Opinion : politique américaine

Trump et le Watergate

Depuis quelques jours, on observe que l’administration Trump traverse une crise existentielle. Bien sûr, depuis son accession à la Maison-Blanche, le président Donald Trump nous a habitués à l’État-spectacle et à un comportement non conventionnel avec ses tweets quotidiens, ses déclarations à l’emporte-pièce, son affrontement avec les médias traditionnels, sans oublier ses nombreuses controverses.

À titre d’exemple, relevons le congédiement de Michael Flynn (son conseiller à la sécurité nationale pour ses liens avec la Russie), les enquêtes menées par le FBI, le Sénat et la Chambre des représentants sur l’implication russe dans la campagne présidentielle de novembre 2016, ou encore les efforts déployés contre l’héritage Obama. Ces polémiques ont grandement dominé l’échiquier politique depuis la prestation de serment de Donald Trump.

Reste que la décision de congédier le directeur du FBI, James Comey, vraisemblablement pour son enquête sur les Russes, et le dévoilement d’information classifiée concernant la sécurité nationale au ministre des Affaires étrangères russes, Serguei Lavrov, créent tout un émoi.

Le sénateur républicain et ancien candidat à la présidence John McCain et l’ancien conseiller spécial des présidents Richard Nixon et Bill Clinton, David Gergen, ont tous les deux fait le lien avec le scandale du Watergate de 1974 : comme ce fut le cas avec le scandale du Watergate, on parle d’entrave à la justice.

Depuis, le département de la Justice américaine vient de nommer un ancien directeur du FBI, Robert Mueller, comme procureur spécial pour diriger l’enquête sur le rôle de la Russie dans les dernières élections.

De plus en plus, les mots « Watergate » et « impeachment » font surface dans les analyses des médias.

Sommes-nous sur cette voie ? Sommes-nous à l’aube d’un autre Watergate ?

Sans aucun doute, le président Trump reste combatif et une grande partie de sa base politique est encore solidaire avec lui. N’oublions pas que son parti, les républicains, contrôle les deux chambres du Congrès.

Résolution majoritaire et procès

Pour déclencher le processus de destitution d’un président, il est nécessaire d’avoir une résolution majoritaire de la Chambre des représentants, à la suite de laquelle un procès au Sénat, qui agira comme tribunal, s’ouvre. Le procès aboutit sur un vote, et si les deux tiers des votes sont obtenus en faveur de l’accusation, le président est destitué.

Cependant, nous sommes encore loin de cette démarche.

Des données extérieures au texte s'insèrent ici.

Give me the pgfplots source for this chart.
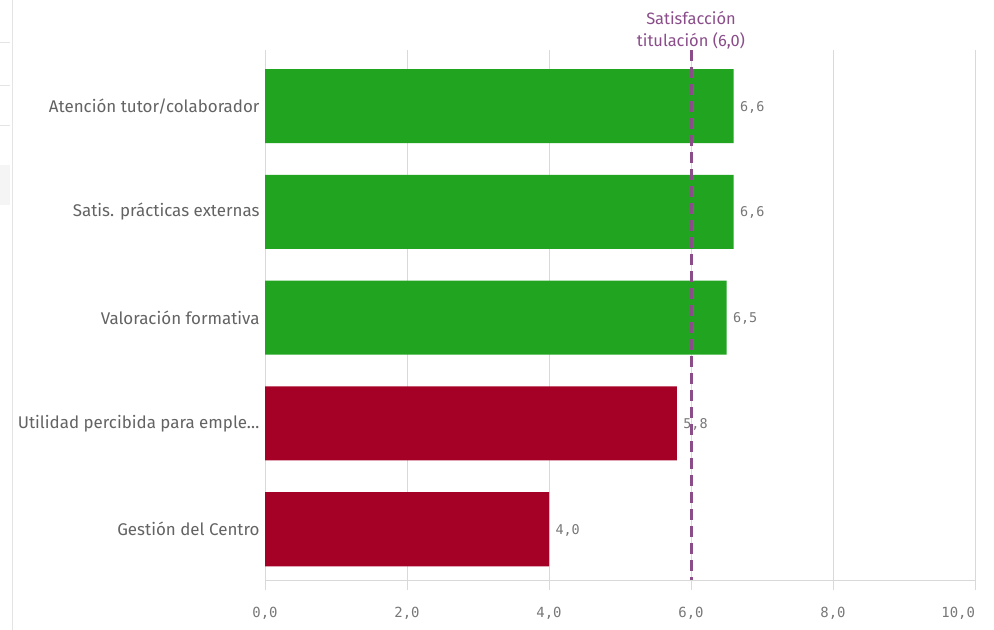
\documentclass[border=0pt]{standalone}
\usepackage{pgfplots}
\pgfplotsset{compat=1.18}
\usepackage{fontspec}
\setmainfont{Fira Sans}
\newfontfamily\monofont{DejaVu Sans Mono}
\definecolor{bargreen}{HTML}{21A521}
\definecolor{barred}{HTML}{A50026}
\definecolor{refpurple}{HTML}{8A4D8A}
\definecolor{gridgray}{HTML}{D9D9D9}
\definecolor{labgray}{HTML}{636363}
\definecolor{numgray}{HTML}{777777}
\begin{document}
\begin{tikzpicture}
\useasboundingbox (0,0) rectangle (994bp,630bp);
\fill[white] (0,0) rectangle (994bp,630bp);
\draw[gridgray!70, line width=1bp] (12bp,0) -- (12bp,630bp);
\fill[gray!8] (0,425bp) rectangle (10bp,465bp);
\foreach \yy in {588,545,505} {\draw[gridgray!70] (0,\yy bp) -- (10bp,\yy bp);}
\begin{axis}[
  at={(265bp,50bp)}, anchor=south west,
  scale only axis, width=710bp, height=530bp,
  xmin=0, xmax=10, ymin=-0.53, ymax=4.48,
  y dir=reverse,
  axis x line*=bottom, axis y line*=left,
  axis line style={gridgray, line width=1bp, -},
  xtick={0,2,4,6,8,10},
  xticklabel={\ifnum\ticknum=5\relax\makebox[0pt][r]{\monofont\pgfmathprintnumber[fixed,fixed zerofill,precision=1,use comma,assume math mode=true]{\tick}}\else\monofont\pgfmathprintnumber[fixed,fixed zerofill,precision=1,use comma,assume math mode=true]{\tick}\fi},
  xticklabel style={font=\fontsize{14}{16}\selectfont, text=numgray, yshift=-14bp},
  xtick align=outside, major tick length=10bp,
  xtick style={gridgray, line width=1bp},
  ytick={0,1,2,3,4},
  yticklabels={Atención tutor/colaborador, Satis. prácticas externas, Valoración formativa, Utilidad percibida para emple\dots, Gestión del Centro},
  yticklabel style={font=\fontsize{17}{20}\selectfont, text=labgray, xshift=-2bp},
  ytick style={draw=none},
  xmajorgrids, grid style={gridgray, line width=1bp},
  clip=false,
  point meta=x,
  nodes near coords={\monofont\pgfmathprintnumber[fixed,fixed zerofill,precision=1,use comma,assume math mode=true]{\pgfplotspointmeta}},
  nodes near coords style={font=\fontsize{13.5}{16}\selectfont, text=numgray, anchor=west, xshift=3bp, yshift=-1bp},
]
\addplot[xbar, bar shift=0pt, bar width=0.7, fill=bargreen, draw=none] coordinates {(6.6,0) (6.6,1) (6.5,2)};
\addplot[xbar, bar shift=0pt, bar width=0.7, fill=barred, draw=none] coordinates {(5.8,3) (4.0,4)};
\addplot[refpurple, line width=3bp, dash pattern=on 11bp off 6bp, no marks, nodes near coords={}] coordinates {(6,-0.53) (6,4.48)};
\node[anchor=south, align=center, text=refpurple, font=\fontsize{16.5}{22}\selectfont, inner sep=0pt, yshift=1bp] at (axis cs:6,-0.53) {Satisfacción\\titulación (6,0)};
\end{axis}
\end{tikzpicture}
\end{document}
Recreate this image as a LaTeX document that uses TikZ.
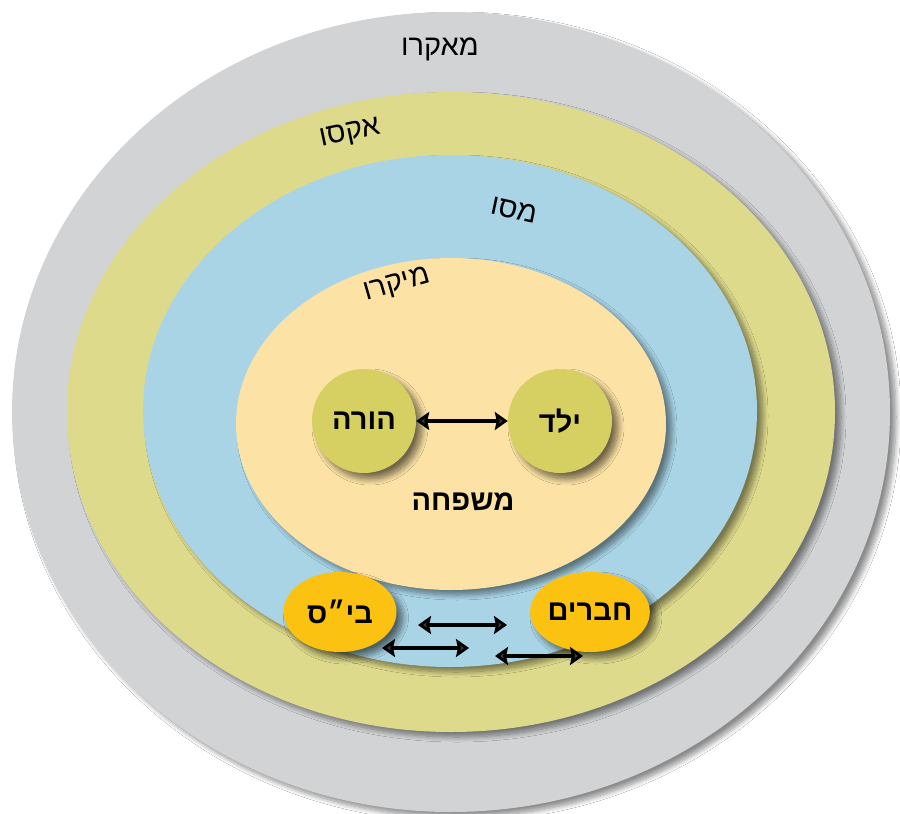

Seulement trois présidents dans l’histoire américaine ont fait l’objet d’une motion de destitution, sans qu’elle n’aboutisse (Andrew Johnson en 1868, Richard Nixon en 1974 et Bill Clinton en 1998). Johnson et Clinton ont gagné leur procès au Sénat. Le président Nixon a préféré démissionner avant d’avoir son procès au Sénat.

Je souligne que nous n’en sommes pas encore à la veille du sort de Nixon.

Cela étant, on constate que le système des contrepoids (checks and balances) est en voie de jouer son plein rôle. Les médias sont aussi aux aguets. Sans doute, la nomination du procureur spécial Mueller et les enquêtes en cours au Sénat et à la Chambre des représentants promettent d’autres révélations qui pourraient faire basculer l’appui des républicains. Déjà, certains républicains avouent être troublés et on peut prévoir que les démocrates seront unanimes contre le président à travers le processus.

Peu importe les conclusions de ces enquêtes, la présidence de Trump est sévèrement ébranlée. Ses priorités qui comportent la réforme fiscale, l’élimination de l’Obamacare et son programme sur le plan économique seront certainement affectées par le dévoilement de nouvelles sensationnelles. S’ajoutent à cela les élections de mi-mandat qui auront lieu en novembre 2018, et où la popularité du président Trump sera indéniablement un enjeu central.

Certes, ce n’est pas encore le Watergate, mais comme ce fut le cas avec Nixon, une présidence assiégée et affaiblie n’est pas de bon augure et n’inspire pas la confiance. En effet, c’est préoccupant non seulement pour les États-Unis, mais, force est d’avouer, pour le monde entier.